La route n’est vraiment pas évidente, mais lors de la descente sur Metangula, je peux enfin avoir ma première vision du lac, avec le soleil couchant en toile de fond. Nous ne nous arrêtons pas ici et prenons la piste qui part au nord pour nous rendre au village de Chuwanga. J’ai repéré qu’ici il y aurait des bungalows pour rester un peu, j’envisage deux nuits. Les bungalows ne sont pas fous, mais idéalement situés sur la plage et le cadre est magnifique.
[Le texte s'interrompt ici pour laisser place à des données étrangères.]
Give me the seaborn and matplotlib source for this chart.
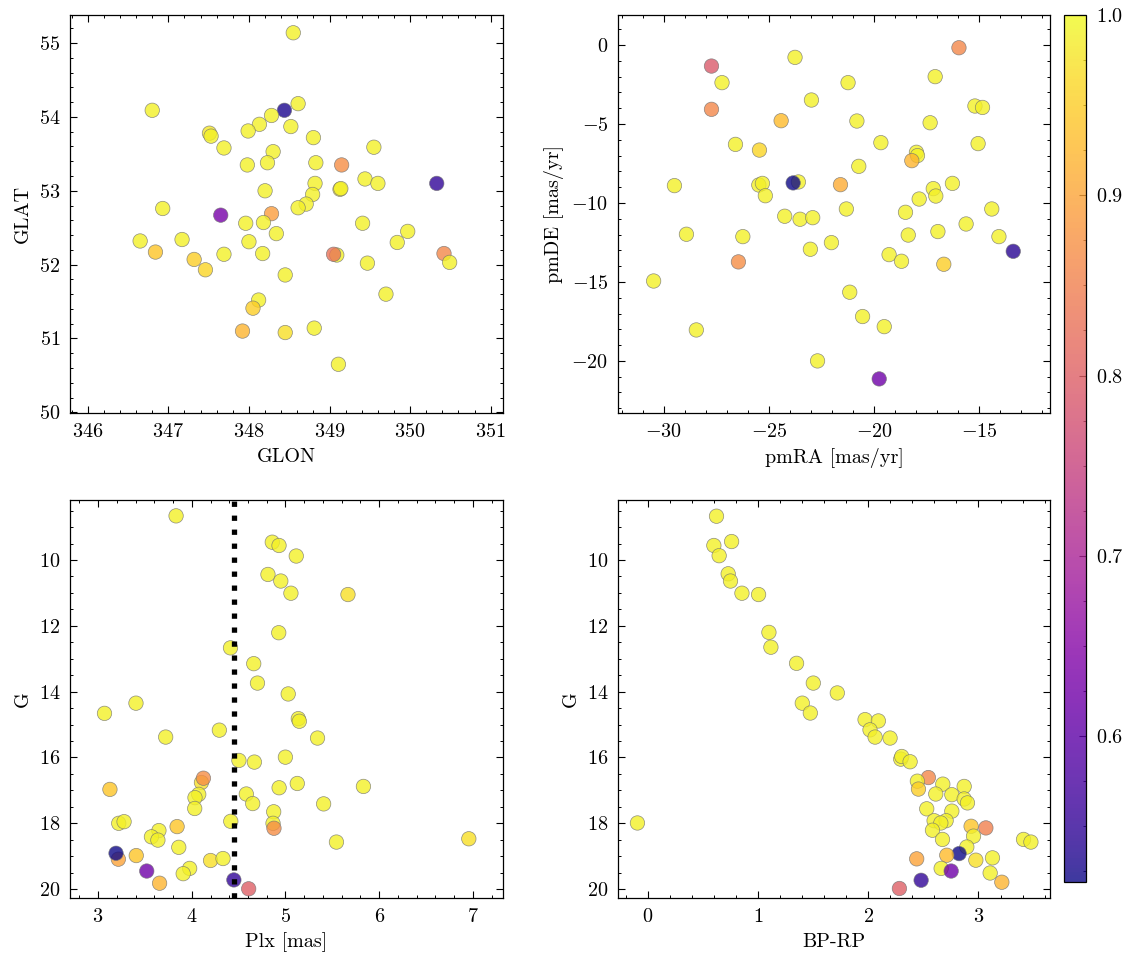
import numpy as np
import pandas as pd
import matplotlib
matplotlib.use("Agg")
import matplotlib.pyplot as plt
from matplotlib.ticker import AutoMinorLocator, MultipleLocator
import seaborn as sns

# --- datos ---
# panel 1: posicion galactica
glon = [348.55, 346.80, 348.44, 348.61, 348.28, 348.13, 347.99, 347.51, 347.53, 348.52,
        348.80, 347.69, 349.55, 348.30, 347.98, 348.23, 348.83, 349.15, 348.82, 349.44,
        349.60, 350.33, 349.13, 349.14, 348.20, 348.79, 348.71, 348.61, 346.93, 347.65,
        348.28, 347.96, 348.18, 349.41, 348.34, 349.97, 349.84, 346.65, 347.17, 348.00,
        346.84, 347.69, 348.17, 349.09, 349.05, 350.42, 350.49, 347.32, 349.47, 347.46,
        348.45, 349.70, 348.12, 348.05, 347.92, 348.45, 348.81, 349.11]
glat = [55.14, 54.09, 54.09, 54.18, 54.02, 53.90, 53.81, 53.78, 53.74, 53.87,
        53.72, 53.58, 53.59, 53.53, 53.35, 53.38, 53.38, 53.35, 53.10, 53.16,
        53.10, 53.10, 53.02, 53.03, 53.00, 52.95, 52.82, 52.77, 52.76, 52.67,
        52.69, 52.56, 52.57, 52.56, 52.42, 52.45, 52.30, 52.32, 52.34, 52.31,
        52.17, 52.14, 52.15, 52.13, 52.14, 52.15, 52.03, 52.07, 52.02, 51.93,
        51.86, 51.60, 51.52, 51.41, 51.10, 51.08, 51.14, 50.65]
prob_sky = [0.99, 0.99, 0.53, 0.99, 0.99, 0.99, 0.99, 0.98, 0.99, 0.99,
            0.99, 0.99, 0.99, 0.99, 0.99, 0.99, 0.99, 0.87, 0.99, 0.99,
            0.99, 0.55, 0.98, 0.99, 0.99, 0.99, 0.99, 0.99, 0.99, 0.63,
            0.89, 0.99, 0.99, 0.99, 0.99, 0.99, 0.99, 0.99, 0.99, 0.99,
            0.94, 0.99, 0.99, 0.99, 0.83, 0.86, 0.99, 0.95, 0.99, 0.96,
            0.99, 0.99, 0.99, 0.95, 0.92, 0.97, 0.99, 0.99]

# panel 2: movimientos propios
pmra = [-27.73, -23.76, -15.97, -27.23, -17.10, -21.24, -22.98, -27.73, -15.21, -14.85,
        -24.42, -20.82, -17.34, -26.59, -25.45, -19.68, -15.06, -17.99, -17.94, -18.21,
        -20.73, -29.49, -25.48, -25.31, -23.60, -23.85, -21.60, -25.17, -17.19, -17.07,
        -16.28, -17.86, -21.32, -14.41, -18.51, -24.25, -23.52, -22.92, -15.63, -28.92,
        -26.24, -18.38, -16.97, -14.07, -22.03, -23.03, -19.29, -18.70, -13.39, -26.45,
        -16.69, -30.48, -21.16, -20.55, -19.52, -28.45, -22.69, -19.76]
pmde = [-1.33, -0.78, -0.17, -2.38, -2.00, -2.38, -3.48, -4.07, -3.86, -3.95,
        -4.79, -4.81, -4.92, -6.29, -6.65, -6.18, -6.24, -6.79, -7.00, -7.32,
        -7.68, -8.90, -8.86, -8.76, -8.67, -8.73, -8.84, -9.54, -9.09, -9.56,
        -8.76, -9.75, -10.38, -10.38, -10.59, -10.84, -11.03, -10.93, -11.33, -11.98,
        -12.13, -12.03, -11.81, -12.13, -12.51, -12.93, -13.27, -13.69, -13.06, -13.73,
        -13.88, -14.94, -15.65, -17.19, -17.83, -18.04, -20.00, -21.14]
prob_pm = [0.79, 0.99, 0.86, 0.99, 0.99, 0.99, 0.99, 0.86, 0.99, 0.99,
           0.93, 0.99, 0.99, 0.99, 0.96, 0.99, 0.99, 0.99, 0.99, 0.92,
           0.99, 0.99, 0.99, 0.99, 0.99, 0.52, 0.91, 0.99, 0.99, 0.99,
           0.99, 0.99, 0.99, 0.99, 0.99, 0.99, 0.99, 0.99, 0.99, 0.99,
           0.99, 0.99, 0.99, 0.99, 0.99, 0.99, 0.99, 0.99, 0.54, 0.87,
           0.95, 0.99, 0.99, 0.99, 0.99, 0.99, 0.99, 0.62]

# panel 3: paralaje vs magnitud G
plx = [3.832, 4.859, 4.931, 5.115, 4.813, 4.950, 5.058, 5.667, 4.928, 4.413,
       4.661, 4.701, 5.029, 3.404, 3.068, 5.137, 5.148, 4.294, 3.721, 5.342,
       4.503, 4.668, 4.999, 4.103, 4.124, 3.126, 4.932, 5.126, 5.832, 4.074,
       4.034, 4.582, 4.650, 5.407, 4.031, 4.874, 3.220, 3.277, 4.416, 3.843,
       4.867, 4.877, 3.649, 3.569, 3.638, 5.544, 6.957, 3.861, 3.216, 3.191,
       3.407, 4.200, 4.333, 3.977, 3.908, 3.519, 3.656, 4.449, 4.607]
g_plx = [8.66, 9.46, 9.56, 9.88, 10.44, 10.64, 11.01, 11.05, 12.21, 12.67,
         13.15, 13.74, 14.07, 14.35, 14.66, 14.82, 14.90, 15.17, 15.38, 15.41,
         16.09, 16.14, 15.99, 16.76, 16.63, 16.97, 16.92, 16.79, 16.88, 17.12,
         17.22, 17.11, 17.40, 17.41, 17.55, 17.65, 18.00, 17.95, 17.94, 18.10,
         18.00, 18.15, 18.22, 18.41, 18.51, 18.57, 18.47, 18.73, 19.09, 18.91,
         18.98, 19.13, 19.07, 19.37, 19.53, 19.45, 19.82, 19.72, 19.99]
prob_plx = [0.99, 0.99, 0.99, 0.99, 0.99, 0.99, 0.99, 0.97, 0.99, 0.99,
            0.99, 0.99, 0.99, 0.99, 0.99, 0.99, 0.99, 0.99, 0.99, 0.99,
            0.99, 0.99, 0.99, 0.97, 0.87, 0.94, 0.99, 0.99, 0.99, 0.99,
            0.99, 0.99, 0.99, 0.99, 0.99, 0.99, 0.99, 0.99, 0.99, 0.94,
            0.99, 0.87, 0.99, 0.99, 0.99, 0.99, 0.97, 0.99, 0.90, 0.52,
            0.94, 0.97, 0.99, 0.99, 0.99, 0.62, 0.92, 0.55, 0.80]
plx_cut = 4.452

# panel 4: diagrama color-magnitud
bprp = [0.621, 0.597, 0.758, 0.645, 0.727, 0.748, 0.852, 1.003, 1.097, 1.115,
        1.348, 1.500, 1.718, 1.400, 1.473, 1.970, 2.091, 2.015, 2.061, 2.197,
        2.294, 2.303, 2.379, 2.545, 2.445, 2.455, 2.676, 2.870, 2.612, 2.758,
        2.870, 2.900, 2.530, 2.758, 2.597, 2.706, 2.658, -0.097, 2.933, 3.067,
        2.582, 2.955, 2.673, 3.409, 3.476, 2.894, 2.824, 2.712, 2.439, 3.127,
        2.976, 2.661, 2.752, 3.106, 2.479, 3.212, 2.282]
g_cmd = [8.67, 9.56, 9.44, 9.87, 10.42, 10.64, 11.01, 11.05, 12.20, 12.65,
         13.14, 13.74, 14.04, 14.35, 14.65, 14.85, 14.89, 15.16, 15.38, 15.41,
         16.05, 15.97, 16.13, 16.61, 16.72, 16.96, 16.81, 16.88, 17.11, 17.13,
         17.26, 17.38, 17.56, 17.63, 17.92, 17.92, 17.99, 17.99, 18.09, 18.14,
         18.21, 18.39, 18.49, 18.49, 18.57, 18.72, 18.92, 18.97, 19.08, 19.05,
         19.12, 19.37, 19.45, 19.51, 19.73, 19.79, 19.98]
prob_cmd = [0.99, 0.99, 0.99, 0.99, 0.99, 0.99, 0.99, 0.99, 0.99, 0.99,
            0.99, 0.99, 0.99, 0.99, 0.99, 0.99, 0.99, 0.99, 0.99, 0.99,
            0.99, 0.99, 0.99, 0.86, 0.99, 0.95, 0.99, 0.99, 0.99, 0.99,
            0.99, 0.99, 0.99, 0.99, 0.99, 0.99, 0.99, 0.99, 0.94, 0.85,
            0.99, 0.99, 0.99, 0.99, 0.99, 0.99, 0.52, 0.93, 0.90, 0.99,
            0.97, 0.99, 0.62, 0.99, 0.55, 0.92, 0.80]

vmin, vmax = 0.519, 1.0

# --- estilo ---
sns.set_style("ticks")
plt.rcParams['font.family'] = ['cmr10', 'DejaVu Serif']
plt.rcParams.update({
    'mathtext.fontset': 'cm',
    'axes.formatter.use_mathtext': True,
    'axes.unicode_minus': True,
    'font.size': 14.5,
    'axes.labelsize': 14.5,
    'xtick.labelsize': 14.5,
    'ytick.labelsize': 14.5,
    'axes.labelpad': 5,
    'axes.labelcolor': 'black',
    'text.color': 'black',
    'axes.linewidth': 0.9,
    'axes.edgecolor': 'black',
    'xtick.direction': 'in', 'ytick.direction': 'in',
    'xtick.top': True, 'ytick.right': True,
    'xtick.major.size': 5, 'ytick.major.size': 5,
    'xtick.minor.size': 2.5, 'ytick.minor.size': 2.5,
    'xtick.major.width': 0.8, 'ytick.major.width': 0.8,
    'xtick.minor.width': 0.7, 'ytick.minor.width': 0.7,
    'xtick.major.pad': 7, 'ytick.major.pad': 7,
    'xtick.color': 'black', 'ytick.color': 'black',
})

fig = plt.figure(figsize=(11.33, 9.65), dpi=100)
ax1 = fig.add_axes([0.0618, 0.572, 0.382, 0.4124])
ax2 = fig.add_axes([0.5455, 0.572, 0.3813, 0.4124])
ax3 = fig.add_axes([0.0618, 0.0694, 0.382, 0.4124])
ax4 = fig.add_axes([0.5455, 0.0694, 0.3813, 0.4124])
cax = fig.add_axes([0.939, 0.086, 0.0194, 0.8984])

norm = plt.Normalize(vmin, vmax)
kw = dict(palette='plasma', hue_norm=norm, legend=False, alpha=0.8, s=108,
          edgecolor='0.45', linewidth=0.5)

def panel(ax, x, y, p, xlabel, ylabel, xstep, ystep):
    df = pd.DataFrame({'x': x, 'y': y, 'p': p})
    sns.scatterplot(data=df, x='x', y='y', hue='p', ax=ax, **kw)
    ax.set_xlabel(xlabel, color='black')
    ax.set_ylabel(ylabel, color='black')
    ax.xaxis.set_major_locator(MultipleLocator(xstep))
    ax.yaxis.set_major_locator(MultipleLocator(ystep))
    ax.xaxis.set_minor_locator(AutoMinorLocator())
    ax.yaxis.set_minor_locator(AutoMinorLocator())
    ax.tick_params(which='both', direction='in', top=True, right=True)

panel(ax1, glon, glat, prob_sky, 'GLON', 'GLAT', 1, 1)
ax1.set_xlim(345.78, 351.15)
ax1.set_ylim(49.99, 55.38)

panel(ax2, pmra, pmde, prob_pm, 'pmRA [mas/yr]', 'pmDE [mas/yr]', 5, 5)
ax2.set_xlim(-32.17, -11.64)
ax2.set_ylim(-23.3, 1.9)

panel(ax3, plx, g_plx, prob_plx, 'Plx [mas]', 'G', 1, 2)
ax3.axvline(plx_cut, color='black', ls=':', lw=3.8, zorder=3)
ax3.set_xlim(2.70, 7.32)
ax3.set_ylim(20.27, 8.18)

panel(ax4, bprp, g_cmd, prob_cmd, 'BP-RP', 'G', 1, 2)
ax4.set_xlim(-0.273, 3.65)
ax4.set_ylim(20.27, 8.18)

sm = plt.cm.ScalarMappable(norm=norm, cmap='plasma')
cb = fig.colorbar(sm, cax=cax, alpha=0.8)
cb.set_ticks([0.6, 0.7, 0.8, 0.9, 1.0])
cb.ax.yaxis.set_minor_locator(MultipleLocator(0.025))
cb.ax.tick_params(which='both', direction='in', right=True, left=False)
cb.outline.set_linewidth(0.9)

fig.savefig('out.png', dpi=100)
Par contre, le prix est prohibitif vu le confort (c’est même le triple de celui annoncé dans le guide), mais surtout la propriétaire n’est pas encline à négocier et refuse de baisser ne serait-ce que d’un seul meticais… dommage car le lodge est entièrement vide et ça leur aurait au moins fait un client ! Un autre hôtel se trouve juste à coté mais pas directement sur la plage, ce sont cette fois-ci des petites cases individuelles. Le gérant lui est plus enclin à négocier, surtout si je paie cash tout de suite. Avant de retourner sur Metangula pour dormir chez un ami à lui, Neves me négocie le repas avec le lodge voisin. Il vaut mieux car les restaurants ne courent pas les rues dans le village. Je suis doublement content d’être accompagné car je m’en serais difficilement sorti avec les locaux qui ne parlent pas un mot d’anglais ! Après toutes ces négociations, j’ai à peine le temps de voir les dernières lueurs du soleil depuis la plage, mais le lac avec son eau cristalline se devine bien. Je finis le repas très tôt et je me pose dans ma petite case, prend une douche froide avec un seau et un pichet avant de profiter de ma soirée libre… J’avoue que me retrouver seul est très bizarre, et j’espère que la vue du lac au réveil me fera oublier le confort très spartiate des lieux.